出典:『Moroccan cuscus, from Casablanca, September 2018』-Photo by Lmmima/Wikimedia Commons CC BY-SA 4.0
モロッコやチュニジア、エジプトなど北アフリカでは、小麦文化が中心。特に有名なのが「クスクス」ですね。
これは小さな粒状のパスタのようなもので、肉や野菜の煮込みと一緒に蒸して食べる、ふんわり系の主食です。
また、平たいパン(ホブス)もよく食べられていて、スープやディップをすくって食べるのが定番のスタイル。

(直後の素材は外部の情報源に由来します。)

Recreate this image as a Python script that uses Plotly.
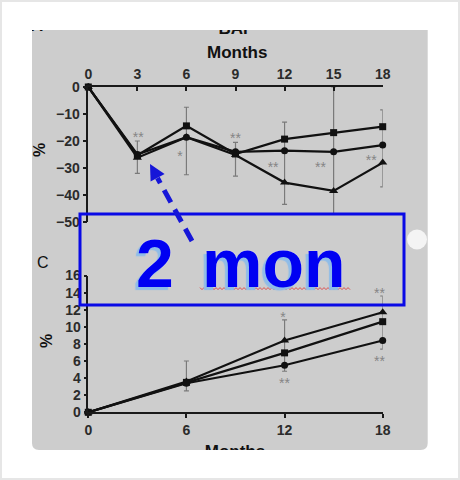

中東とつながりが深い地域だからこそ、アラブ系の食文化との融合も見られるのが特徴です。

葉包みのキャッサバ「クワンガ」
発酵させたキャッサバを棒状に成形して葉で包み、蒸して作る。ちぎってソースや煮込みに浸して食べ、コンゴ川流域〜中央アフリカ一帯で定番。
出典:『Cassava Bread - cassava cooked in leaf wrap (Kwanga, Chikwangue)』-Photo by T.K. Naliaka/Wikimedia Commons CC BY-SA 4.0
コンゴ民主共和国や中央アフリカ共和国など中央アフリカの主食は、なんといってもキャッサバ(タピオカの原料)。
すりおろして発酵させたものを蒸したり、乾燥させた粉で「クワンガ」や「フフ」を作ったりと、加工のバリエーションがめちゃくちゃ多いんです。
キャッサバ葉も煮込んで食べるので、まさに捨てるところがないエコな主食!
アフリカの主食って、「何を食べるか」だけじゃなくて、「どうやって食べるか」「誰と一緒に食べるか」までがセットなんです。手で食べること、みんなで囲むこと、その土地の恵みを活かすこと──そこに生き方や文化がしっかり刻まれてるんですね。